Hi everyone,
I’m trying to implement importance sampling based on https://github.com/idiap/importance-sampling into my PyTorch project.
My code:
size = len(dataloader.dataset)
model.train()
for batch, (X, y) in enumerate(dataloader):
X, y = X.to(device), y.to(device)
pred = model(X)
# Compute per sample loss
per_sample_loss_fn = torch.nn.CrossEntropyLoss(reduction='none')
per_sample_loss = per_sample_loss_fn(pred, y)
# Compute per sample gradient w.r.t. the last layer
last_layer_params = model.lin3.parameters()
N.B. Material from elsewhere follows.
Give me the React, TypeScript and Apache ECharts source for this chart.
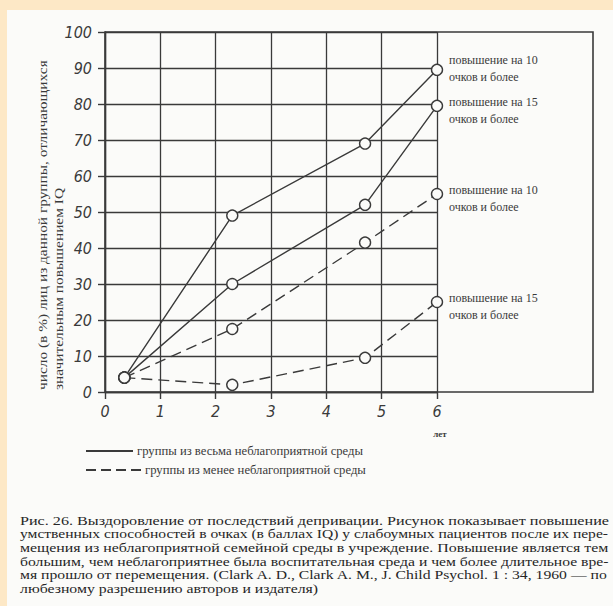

per_sample_last_layer_grads = torch.autograd.grad(per_sample_loss, last_layer_params)
# Compute prediction error
loss = loss_fn(pred, y)
# Backpropagation
optimizer.zero_grad()
loss.backward()
optimizer.step()
I am getting the following error when computing the per sample gradients w.r.t. the last layer:
File "/home/stdmichal/.pycharm_helpers/pydev/_pydev_imps/_pydev_execfile.py", line 18, in execfile
exec(compile(contents+"\n", file, 'exec'), glob, loc)
File "/tmp/pycharm_project_451/test.py", line 128, in <module>
idx, scores = train(train_dataloader, model, loss_fn, optimizer)
File "/tmp/pycharm_project_451/test.py", line 46, in train
per_sample_last_layer_grads = torch.autograd.grad(per_sample_loss, last_layer_params)
File "/home/stdmichal/miniconda3/envs/pytorch_env/lib/python3.7/site-packages/torch/autograd/__init__.py", line 218, in grad
grad_outputs_ = _make_grads(outputs, grad_outputs_)
File "/home/stdmichal/miniconda3/envs/pytorch_env/lib/python3.7/site-packages/torch/autograd/__init__.py", line 50, in _make_grads
raise RuntimeError("grad can be implicitly created only for scalar outputs")
RuntimeError: grad can be implicitly created only for scalar outputs
I found some similar problems (1, 2) but I am not trying to compute the whole backprop as in 1 nor can I reduce the loss as I need per sample gradients to determine sample’s importance.
What would be the correct way to do this please?